After the introduction to Web data formats this course focusses on the architecture of Web based information systems, addressing primarily server issues. We discuss caching mechanisms used in the Web and how a Web engineer can influence those. Then we describe the basic approaches to server programming in general (iterative and concurrent servers), and the impact of those server-related issues on application development. In the next units Web server extension mechanisms are introduced which allow us to provide application semantics. Since HTTP is a stateless protocol by design, handling of sessions has to be carefully planned and implemented by the Web engineer.
Today's Web applications have to take scalability into account. The next unit of this course introduces scalable systems that are used at some of the most busy sites in the Web. We describe how these systems are designed and how they can provide efficiency even under high load.

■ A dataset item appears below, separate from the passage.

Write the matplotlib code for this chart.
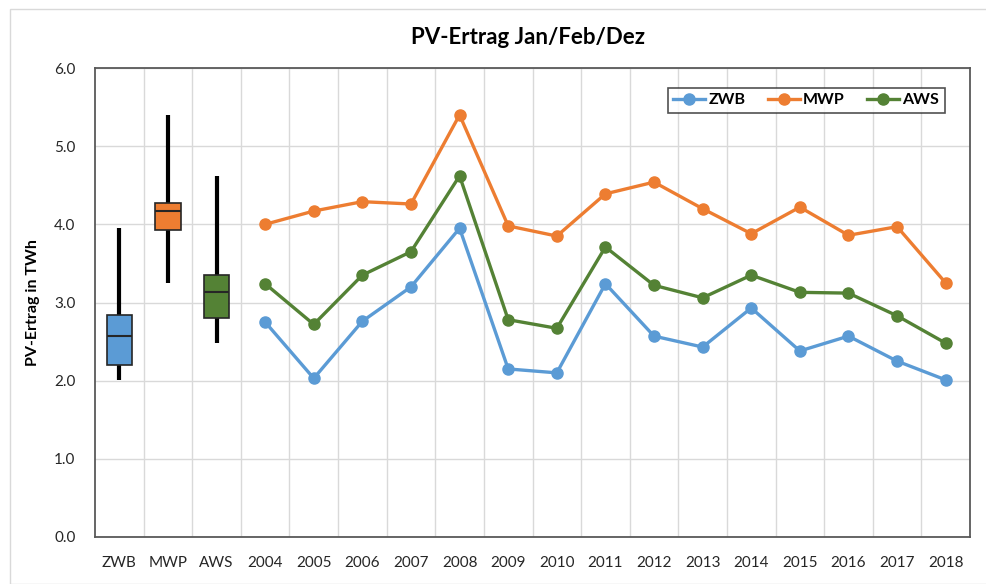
import matplotlib.pyplot as plt
import numpy as np
from matplotlib.patches import Rectangle

plt.rcParams['font.family'] = ['Lato', 'DejaVu Sans']

years = list(range(2004, 2019))
zwb = [2.75, 2.03, 2.76, 3.20, 3.95, 2.15, 2.10, 3.24, 2.57, 2.43, 2.93, 2.38, 2.57, 2.25, 2.01]
mwp = [4.00, 4.17, 4.29, 4.26, 5.40, 3.98, 3.85, 4.39, 4.54, 4.20, 3.88, 4.22, 3.86, 3.97, 3.25]
aws = [3.24, 2.72, 3.35, 3.65, 4.62, 2.78, 2.67, 3.71, 3.22, 3.06, 3.35, 3.13, 3.12, 2.83, 2.48]
series = ['ZWB', 'MWP', 'AWS']
colors = ['#5B9BD5', '#ED7D31', '#548235']
labels = series + [str(y) for y in years]

fig = plt.figure(figsize=(9.86, 5.84), dpi=100)
ax = fig.add_axes([95/986, 47/584, 875/986, 469/584])

# outer chart border
fig.patches.append(Rectangle((10/986, 0), 1, 575/584, transform=fig.transFigure,
                             fill=False, ec='#D9D9D9', lw=1))

# box plots: whiskers from min to max
data = [zwb, mwp, aws]
bp = ax.boxplot(data, positions=[0, 1, 2], whis=(0, 100), widths=0.52,
                patch_artist=True, showcaps=False, showfliers=False,
                medianprops=dict(color='#262626', lw=1.5, zorder=4),
                whiskerprops=dict(color='black', lw=3, solid_capstyle='butt'),
                boxprops=dict(ec='#262626', lw=1.2))
for patch, c in zip(bp['boxes'], colors):
    patch.set_facecolor(c)
    patch.set_zorder(3)

xs = np.arange(3, 3 + len(years))
for vals, name, c in zip(data, series, colors):
    ax.plot(xs, vals, color=c, lw=2.4, marker='o', ms=8, label=name, zorder=4)

ax.set_xlim(-0.5, len(labels) - 0.5)
ax.set_ylim(0, 6)
ax.set_yticks(np.arange(0, 6.1, 1))
ax.set_yticklabels([f'{v:.1f}' for v in np.arange(0, 6.1, 1)])
ax.set_xticks(range(len(labels)))
ax.set_xticklabels(labels)
ax.set_xticks(np.arange(0.5, len(labels) - 1, 1), minor=True)
ax.tick_params(axis='both', which='both', length=0, labelsize=11, colors='#262626')
ax.tick_params(axis='x', pad=14)
ax.tick_params(axis='y', pad=14)
ax.grid(axis='y', color='#D9D9D9', lw=1)
ax.grid(axis='x', which='minor', color='#D9D9D9', lw=1)
ax.set_axisbelow(True)
for s in ax.spines.values():
    s.set_color('#595959')
    s.set_linewidth(1.3)

ax.set_ylabel('PV-Ertrag in TWh', fontsize=11.5, fontweight='bold', labelpad=10)
fig.text(0.535, 0.935, 'PV-Ertrag Jan/Feb/Dez', ha='center', va='center',
         fontsize=16, fontweight='bold')

leg = ax.legend(loc='upper right', ncol=3, fontsize=11.5, frameon=True, fancybox=False,
                bbox_to_anchor=(0.98, 0.975), handlelength=2.0, columnspacing=1.4,
                borderpad=0.35, handletextpad=0.2)
leg.get_frame().set_edgecolor('#262626')
leg.get_frame().set_linewidth(1.2)
for t in leg.get_texts():
    t.set_fontweight('bold')

fig.savefig('out.png', dpi=100)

Successful Web sites are much more than simply a collection of Web pages and a few programs. Today's Web portals provide a high degree of personalization, they support collaboration to a large extent, and they contain content management facilities to ease maintenance and to improve flexibility. The last unit of this course provides a short introduction to the topic of portal development and discusses two prominent open source systems in this area.
Outline
- Internet data formats
1.1 Short introduction into XML basics
1.2 Definition of structure and content: XML schema
1.3 Querying XML data structures: X-Pointer
1.4 Transformation of XML documents: XSLT
1.5 Modification of XML documents: Document Object Model
1.6 Event based parsing of XML documents: SAX - XML applications
2.1 Providing precise information about data (meta data) in the Web: RDF
2.2 Direct program-to-program communication in the Web: SOAP
2.3 Languages for Web services: WSDL and UDDI - Web-based information systems
3.1 Caching in the Web
3.2 Server architectures
3.3 Programming approaches (CGI, servlets, active server pages, application server)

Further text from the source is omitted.